Dear Eric >> I sing as a volunteer in a church choir. Because I can sight-sing, was trained as a musician, and can sing alto, the music director likes it when I come. For me, singing is “work”, not “fun” but the music director is very nice, and the choir members are very warm and kind people.

What I don’t enjoy is that one of the newer members wears very strong cologne, and I am allergic to it. If I forget to take an allergy pill before church, I cough during the entire service and sing about one quarter of the notes. If I remember the allergy pill, I don’t cough but can only sing about half the notes because her cologne still affects my breathing in a bad way.

If she (the cologne wearer) was a friend, I could go up to her and say, “Lay off the scent, it’s making me sick.” But she is an acquaintance, and I don’t know her well enough to be so blunt. Also, she is from another country and culture and, as an immigrant, is deserving of our respect and acceptance.

The choir director has put out a general email asking people to not use cologne since others are allergic or sensitive. No result. Any suggestions on a tactful and non-confrontational way to tell her to not wear cologne?

— Sunday Sniffles

Dear Sunday >> If her cologne’s notes of sandalwood and bergamot are obstructing your high notes, it’s a whole choir problem. So, you should kick it back up the org. chart (up the octave?).

Tell the music director that, for health and performance reasons, you’ll be unable to continue volunteering if the strong scents aren’t addressed.

Dear Eric >> After some years of being out of touch, I reconnected with a once-close cousin. When she recently visited my area, I met up with her and her granddaughter, “Mia”. My cousin told me of the financial hardships this sweet teenager deals with. My friend is financing most of the extracurricular activities and clothes for Mia. About a month later, I received a text message from Mia, asking if I could please buy a pair of sneakers for her upcoming soccer camp. Surprised, I contacted my cousin about her request. My cousin “reminded me” I had offered to help Mia. Well, I didn’t mean financially!
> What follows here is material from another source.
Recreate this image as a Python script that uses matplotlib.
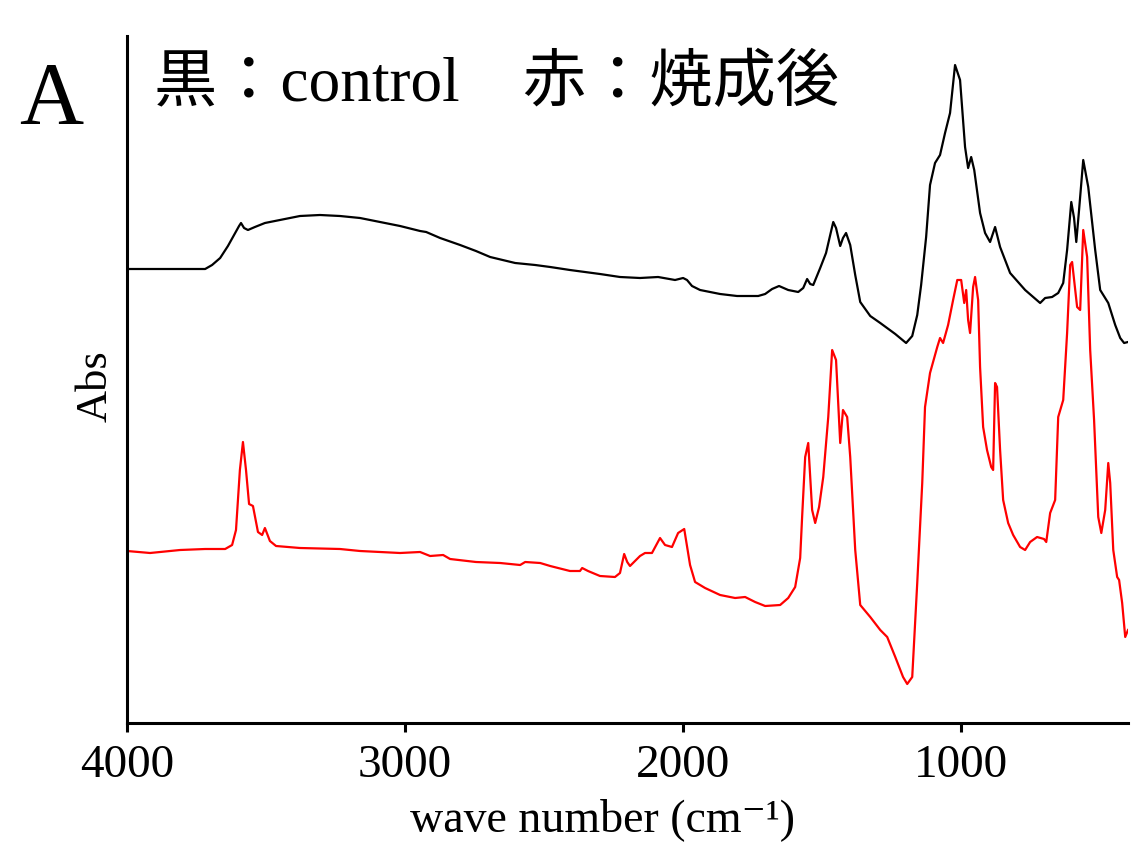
import matplotlib
matplotlib.use("Agg")
import matplotlib.pyplot as plt
import numpy as np

plt.rcParams['font.family'] = ['Liberation Serif', 'Noto Sans CJK JP', 'DejaVu Sans']

# control (black)
wn_control = [4000, 3917, 3809, 3719, 3694, 3665, 3637, 3615, 3597, 3590, 3579, 3565, 3540, 3504,
              3450, 3378, 3306, 3234, 3162, 3090, 3018, 2946, 2924, 2874, 2802, 2745, 2694, 2604,
              2532, 2478, 2407, 2299, 2227, 2155, 2090, 2029, 2000, 1986, 1968, 1939, 1867, 1806,
              1730, 1705, 1680, 1655, 1622, 1586, 1568, 1554, 1543, 1532, 1507, 1486, 1471, 1460,
              1450, 1435, 1425, 1414, 1399, 1381, 1363, 1327, 1291, 1237, 1198, 1176, 1158, 1144,
              1126, 1112, 1094, 1076, 1058, 1040, 1022, 1004, 986, 975, 964, 953, 932, 914, 896,
              878, 860, 824, 770, 716, 698, 673, 651, 633, 619, 604, 594, 586, 576, 561, 543, 518,
              500, 471, 446, 428, 414, 400]
abs_control = [.454, .454, .454, .454, .458, .465, .477, .488, .497, .500, .495, .493, .496, .500,
               .503, .507, .508, .507, .505, .501, .497, .492, .491, .485, .478, .472, .466, .460,
               .458, .456, .453, .449, .446, .445, .446, .443, .445, .443, .437, .433, .429, .427,
               .427, .429, .434, .437, .433, .431, .435, .444, .439, .438, .455, .470, .488, .501,
               .495, .477, .485, .490, .478, .448, .421, .407, .400, .389, .380, .387, .408, .438,
               .486, .538, .560, .568, .590, .610, .658, .643, .576, .555, .566, .553, .510, .490, .481,
               .496, .476, .450, .433, .420, .425, .426, .430, .440, .473, .521, .505, .481, .513, .563, .536, .473,
               .433, .420, .398, .385, .380, .381]

# after firing (red)
wn_fired = [4000, 3917, 3809, 3719, 3647, 3622, 3608, 3594, 3583, 3572, 3561, 3547, 3529, 3514,
            3504, 3486, 3464, 3378, 3234, 3162, 3018, 2946, 2910, 2863, 2838, 2745, 2658, 2586,
            2568, 2514, 2478, 2407, 2371, 2363, 2342, 2299, 2245, 2227, 2212, 2201, 2191, 2155,
            2137, 2112, 2083, 2065, 2040, 2018, 1996, 1975, 1957, 1921, 1867, 1813, 1777, 1741,
            1705, 1651, 1622, 1597, 1579, 1572, 1561, 1550, 1536, 1525, 1511, 1496, 1478, 1464,
            1450, 1435, 1425, 1410, 1399, 1381, 1363, 1327, 1291, 1266, 1237, 1209, 1194, 1176,
            1158, 1140, 1130, 1112, 1086, 1076, 1065, 1047, 1029, 1014, 1000, 989, 982, 975, 968,
            957, 950, 939, 932, 921, 907, 892, 885, 878, 871, 860, 849, 831, 813, 788, 770, 752,
            727, 702, 694, 680, 662, 651, 633, 619, 608, 601, 583, 572, 561, 547, 536, 522, 507,
            496, 482, 471, 464, 453, 439, 432, 421, 410, 400]
abs_fired = [.172, .170, .173, .174, .174, .178, .193, .253, .281, .253, .219, .217, .191, .188,
             .195, .182, .177, .175, .174, .172, .170, .171, .167, .168, .164, .161, .160, .158,
             .161, .160, .157, .152, .152, .155, .152, .147, .146, .150, .169, .161, .157, .167,
             .170, .170, .185, .178, .176, .190, .194, .158, .141, .135, .128, .125, .126, .121,
             .117, .118, .125, .136, .165, .206, .266, .280, .213, .200, .216, .246, .306, .373,
             .363, .280, .313, .306, .266, .173, .118, .106, .093, .086, .066, .046, .039, .046,
             .140, .240, .316, .350, .376, .385, .380, .398, .423, .443, .443, .420, .433, .403, .390,
             .436, .446, .423, .356, .296, .273, .256, .253, .340, .336, .273, .223, .200, .188, .176, .173, .181,
             .186, .184, .181, .210, .223, .306, .323, .390, .458, .461, .416, .413, .493, .466, .373, .303, .206,
             .190, .213, .260, .240, .173, .146, .143, .120, .086, .093]

fig = plt.figure(figsize=(11.33, 8.42), dpi=100)
ax = fig.add_axes([127/1133, 1 - 723/842, 1001/1133, 687/842])

ax.plot(wn_control, abs_control, color='black', lw=1.6)
ax.plot(wn_fired, abs_fired, color='#ff0000', lw=1.6)

ax.set_xlim(4000, 400)
ax.set_ylim(0, 0.687)
ax.set_xticks([4000, 3000, 2000, 1000])
ax.set_yticks([])
ax.tick_params(axis='x', direction='out', length=6.5, width=2.2, labelsize=34, pad=9)
for s in ['top', 'right']:
    ax.spines[s].set_visible(False)
for s in ['left', 'bottom']:
    ax.spines[s].set_linewidth(2.2)

ax.set_xlabel('wave number (cm\u207b\u00b9)', fontsize=33, va='center')
ax.xaxis.set_label_coords(0.475, -0.14)
ax.text(-0.031, 0.49, 'Abs', rotation=90, transform=ax.transAxes,
        ha='center', va='center', fontsize=32)

ax.text(0.027, 0.928, '黒：control\u3000赤：焼成後', transform=ax.transAxes,
        ha='left', va='center', fontsize=45.5)
fig.text(0.045, 0.879, 'A', ha='center', va='center', fontsize=64)

plt.savefig('out.png', dpi=100)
But because she really is a sweet kid, I offered to help get the sneakers. Unfortunately, Mia wanted outrageously overpriced sneakers I wouldn’t buy for my own granddaughter.

I asked Mia to choose a pair within a specific price range. She apologized and sent other options within that range.

I am angry and feel I was backed into a corner by my cousin having Mia ask for help and I haven’t heard from her at all. Should I let my cousin know how I feel or simply cut ties completely?

— Feeling Used

Dear Feeling Used >> Let your cousin know how you feel. There’s no use stewing in silence. And consider replying to Mia’s text, even if it’s a “thanks but no thanks.” You two have been good about communication thus far.